Prior to the Biden administration, there was an unspoken consensus that members placed on advisory boards by an outgoing administration would be maintained by the present administration, for a mixture of reasons: ideological diversity, expertise, and continuity, as well as, in some cases, honorary sinecure and an attempt at some peaceful coexistence between political parties.
In this round of the Biden purge, he focused on the boards of visitors at the Air Force Academy, West Point, and the Naval Academy.
One of the Trump appointees is Meaghan Mobbs, an Afghanistan veteran, clinical psychologist, and former Army captain who was asked to resign from the West Point Board of Visitors. She issued a statement refusing to resign and called out the political animus:
When I joined the board under the Trump administration, there were holdovers from the Obama administration. They were not terminated but instead served alongside Trump appointees. This mix of perspective, experience, and belief systems ensured there was a diversity—a value the Democratic party purports to hold above all else.
Army Lt. Gen. Guy Swan, a veteran of the Gulf War and Iraq War—who, during his 35-year military career, commanded units at every level, including three commands as a general officer—was also targeted by the purge. Swan enjoyed being nonpartisan in his role as the Army’s chief of legislative liaison. Swan shared his thoughts on his dismissal:
This dismissal took me completely by surprise. My only purpose for serving on the West Point Board of Visitors was to ensure that the U.S. Military Academy remains the world’s preeminent leader development institution.
Assisting the Superintendent and his staff in producing leaders of character for the U.S. Army who will fight and win our nation’s wars was and continues to be my mission. I very much wanted to continue that mission and finish my term.
But for Biden, Swan’s irredeemable sin was being appointed by the previous president.
This purge targeted more prominent Trump advisers, such as Senior Counselor Kellyanne Conway, retired Gen. Jack Keane, press secretary Sean Spicer, national security adviser H.R. McMaster, and Budget Director Russell Vought. Ironically, McMaster is set to receive West Point’s Distinguished Graduate Award on Friday.
By trying to purge these military boards, Biden has once again broken with the American tradition of presidents endeavoring to not politicize the military. It is fitting that this break is also joined by the break of the sacred commitment to leave no one behind, as hundreds of Americans are still stranded in a Taliban-controlled Afghanistan.

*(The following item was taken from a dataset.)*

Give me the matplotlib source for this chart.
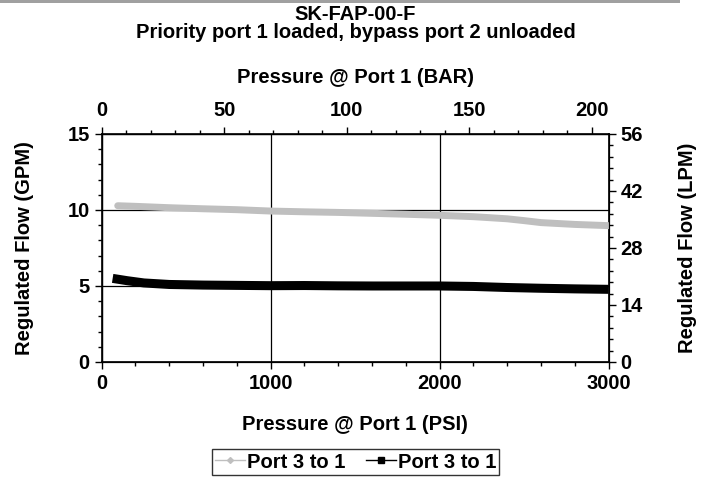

Many of the individuals caught up in the unity purge have refused to resign. They are joining a legal battle with Trump appointee Roger Severino, who is contesting that Biden does not have the authority to fire him from his three-year term on the Administrative Conference of the United States.
As my colleague John Malcom has noted, the core of this dispute is a string of Supreme Court case law:
In 1926, in Myers v. United States, the Supreme Court appeared to agree. But in Humphrey’s Executor v. United States (1935), Wiener v. United States (1958), and Morrison v. Olson (1988), the Supreme Court upheld statutory limitations on a president’s ability to remove ‘independent’ executive branch appointees so that they could only be removed for cause, such as inefficiency, neglect of duty, or malfeasance.
Regardless of the legal questions that will play out, Biden has once again shown his vindictive streak, which is at complete odds with the man he presented himself to be—and the image that the media reinforced—during the presidential campaign.
Those who were promised a “return to norms” were lied to. But for Biden, norms are meant to be broken and those who cling to them are meant to be disappointed. If that wasn’t clear to conservatives by this point, it should be by now. The left is no stranger to using power to reward friends and to punish enemies, in fact, it is expert.
Incompetence and vindictiveness are a bad combination. Unfortunately for our nation, that is the ruling theme of the Biden presidency.